The weirdest gift ever
This morning, as I was making my way back from Brussels, my sterling assistant collected the mail. One item was a small brown paper parcel, addressed to me, with the husband's name in brackets (as you see in the picture). Inside was a nice Paperchase gift box, tied up with an elegant brown ribbon. And inside that was something wrapped in tissue paper. . . .the something was a peeled hard-boiled egg. No note, no nothing; just the egg.
So what does it mean? There are rather few clues. It was posted in London, and our names are correct, as is the address (but that is easily available to anyone who can google). No I don't recognise the writing.
I have been trying to think of what clever jeu de mots it could represent -- the kind of thing that is blindingly obvious just as soon as you have thought about it. Is it about being "hard-boiled'? Or is it some classical joke? (It made me remember the Greek unseen I completely mucked up in one exam when I was an undergraduate, as I couldn't translate the key word in the passage -- which was "oon" = "egg".) Then again, I was talking to someone a couple of weeks ago about how, when we were excavating skeleton in a cemetery site in the Midlands in the 1970s, we used to put half hard-boiled eggs in the eye sockets....
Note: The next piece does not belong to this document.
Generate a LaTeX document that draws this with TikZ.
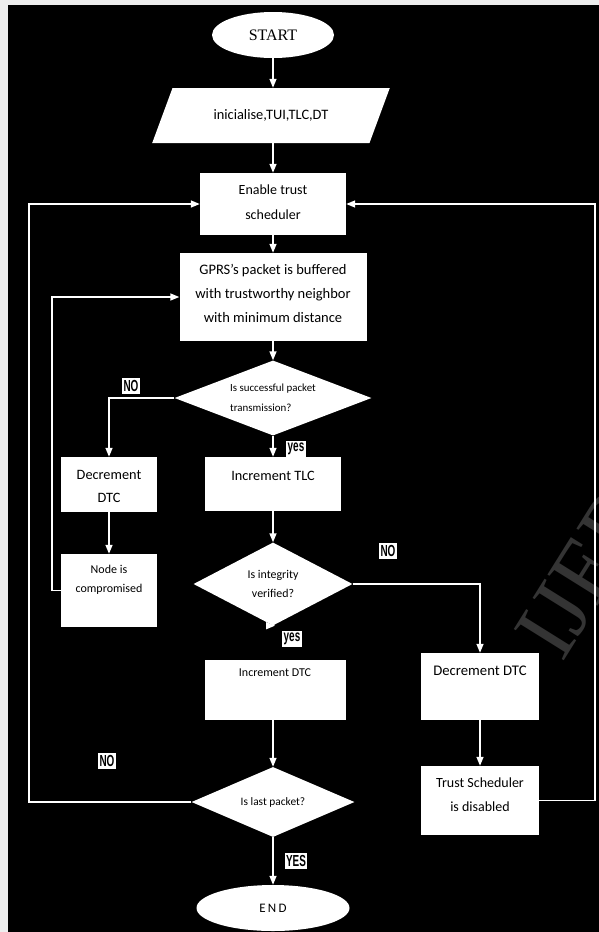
\documentclass[tikz,border=0pt]{standalone}
\usepackage{fontspec}
\setmainfont{Carlito}
\newfontfamily\startfont{Liberation Serif}
\newfontfamily\tagfont{Liberation Sans}[FakeStretch=0.62]
\usetikzlibrary{shapes.geometric,arrows.meta}
% box text: width, height, first baseline, lines
\newcommand{\boxtext}[4]{\parbox[c][#2][t]{#1}{\centering\rule{0pt}{#3}#4}}
\tikzset{
  flowbox/.style={fill=white, text=black, inner sep=0pt},
  decision/.style={diamond, fill=white, text=black, inner sep=0pt, align=center},
  terminal/.style={ellipse, fill=white, text=black, inner sep=0pt},
  flow/.style={draw=white, line width=1.4pt, -{Triangle[width=7pt,length=9pt]}},
  rail/.style={draw=white, line width=1.4pt},
  tag/.style={fill=white, text=black, inner xsep=1.5pt, inner ysep=2pt, font=\tagfont\bfseries\fontsize{16}{16}\selectfont},
}
\begin{document}
\begin{tikzpicture}[x=1pt,y=1pt,yscale=-1,xscale=1]
\useasboundingbox (0,0) rectangle (599,932);

%Shape: Page
\fill[fill={rgb,255:red,238;green,238;blue,238}] (0,0) rectangle (599,932);
\fill[black] (8,5) rectangle (599,932);
% watermark
\node (mark) [anchor=base west, rotate=58, inner sep=0pt, text={rgb,255:red,52;green,52;blue,52}, font=\startfont\fontsize{90}{90}\selectfont] at (562,664) {IJERT};

%Shape: Ellipse [start]
\node (start) [terminal, minimum width=122pt, minimum height=46pt, font=\startfont\fontsize{16}{16}\selectfont] at (273,35) {START};
%Shape: Parallelogram [init]
\node (init) [trapezium, trapezium left angle=45, trapezium right angle=135, trapezium stretches=true, minimum width=238pt, minimum height=55pt, fill=white, text=black, inner sep=0pt, font=\fontsize{14.4}{16}\selectfont] at (271,115.5) {inicialise,TUI,TLC,DT};
%Shape: Rectangle [enable]
\node (enable) [flowbox, font=\fontsize{14}{25}\selectfont] at (273,204) {\boxtext{146pt}{62pt}{21pt}{Enable trust\\scheduler}};
%Shape: Rectangle [gprs]
\node (gprs) [flowbox, font=\fontsize{14.5}{24}\selectfont] at (273,297) {\boxtext{187pt}{88pt}{21pt}{GPRS's packet is buffered\\with trustworthy neighbor\\with minimum distance}};
%Shape: Diamond [dia1]
\node (dia1) [decision, align=left, shape aspect=2.6, minimum width=197pt, minimum height=75pt, font=\fontsize{10.9}{20}\selectfont] at (273,398) {Is successful packet\\transmission?};
%Shape: Rectangle [decl]
\node (decl) [flowbox, font=\fontsize{14.3}{23}\selectfont] at (109,484.5) {\boxtext{96pt}{55pt}{22pt}{Decrement\\DTC}};
%Shape: Rectangle [inctlc]
\node (inctlc) [flowbox, font=\fontsize{14.3}{23}\selectfont] at (273,484) {\boxtext{136pt}{54pt}{23pt}{Increment TLC}};
%Shape: Rectangle [comp]
\node (comp) [flowbox, font=\fontsize{12}{19}\selectfont] at (109,590.5) {\boxtext{96pt}{73pt}{19pt}{Node is\\compromised}};
%Shape: Diamond [dia2]
\node (dia2) [decision, shape aspect=1.9, minimum width=159pt, minimum height=83pt, font=\fontsize{11.9}{19}\selectfont] at (273,584) {Is integrity\\verified?};
%Shape: Rectangle [incdtc]
\node (incdtc) [flowbox, font=\fontsize{12}{19}\selectfont] at (275,690) {\boxtext{141pt}{60pt}{16pt}{Increment DTC}};
%Shape: Rectangle [decr]
\node (decr) [flowbox, font=\fontsize{14.7}{23}\selectfont] at (480,686.5) {\boxtext{118pt}{67pt}{22pt}{Decrement DTC}};
%Shape: Rectangle [trust]
\node (trust) [flowbox, font=\fontsize{14}{24}\selectfont] at (480,800.5) {\boxtext{118pt}{69pt}{21pt}{Trust Scheduler\\is disabled}};
%Shape: Diamond [dia3]
\node (dia3) [decision, shape aspect=2.3, minimum width=163pt, minimum height=70pt, font=\fontsize{11.4}{14}\selectfont] at (273,802) {Is last packet?};
%Shape: Ellipse [end]
\node (end) [terminal, minimum width=153pt, minimum height=46pt, font=\fontsize{13}{13}\selectfont\addfontfeature{LetterSpace=18}] at (273,908) {END};

% rails for the loops
\coordinate (leftrail) at (29,0);
\coordinate (innerrail) at (52,0);
\coordinate (rightrail) at (595,0);

%Straight Lines [main column]
\draw [flow] (start) -- (start |- init.north);
\draw [flow] (init.south -| enable) -- (enable);
\draw [flow] (enable) -- (gprs);
\draw [flow] (gprs) -- (dia1);
\draw [flow] (dia1) -- (inctlc);
\draw [flow] (inctlc) -- (dia2);
\draw [flow] (dia2.south) -- (dia2.south -| incdtc);
\draw [flow] (incdtc.south -| dia3) -- (dia3);
\draw [flow] (dia3) -- (end);
%Straight Lines [branches]
\draw [flow] (dia1.west) -| (decl.north);
\draw [flow] (decl) -- (comp);
\draw [flow] (dia2.east) -| (decr.north);
\draw [flow] (decr) -- (trust);
%Straight Lines [loops]
\draw [flow] (comp.west) -- (comp.west -| innerrail) -- (gprs.west -| innerrail) -- (gprs.west);
\draw [flow] (dia3.west) -- (dia3.west -| leftrail) -- (enable.west -| leftrail) -- (enable.west);
\draw [flow] (trust.east) -- (trust.east -| rightrail) -- (enable.east -| rightrail) -- (enable.east);

% Text Node
\node (no1) [tag] at (131,386) {NO};
% Text Node
\node (yes1) [tag] at (296,449) {yes};
% Text Node
\node (no2) [tag] at (388,551) {NO};
% Text Node
\node (yes2) [tag] at (292,639) {yes};
% Text Node
\node (no3) [tag] at (107,761) {NO};
% Text Node
\node (yes3) [tag] at (296,861) {YES};

\end{tikzpicture}
\end{document}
The daughter thinks more clues will follow, in clever Agatha Christie style. Tomorrow there will be another strange parcel, then another -- and eventually all will be revealed.
The husband, on the other hand, thinks it more menacing than that. Not as menacing as the proverbial dog-shit through the letter box, but still on the menacing spectrum.
I'm not so sure. It seems just weird to me. But I did find myself taking the precaution of getting the daughter to cut the thing in two, to confirm that it really was an egg (it was, as you see).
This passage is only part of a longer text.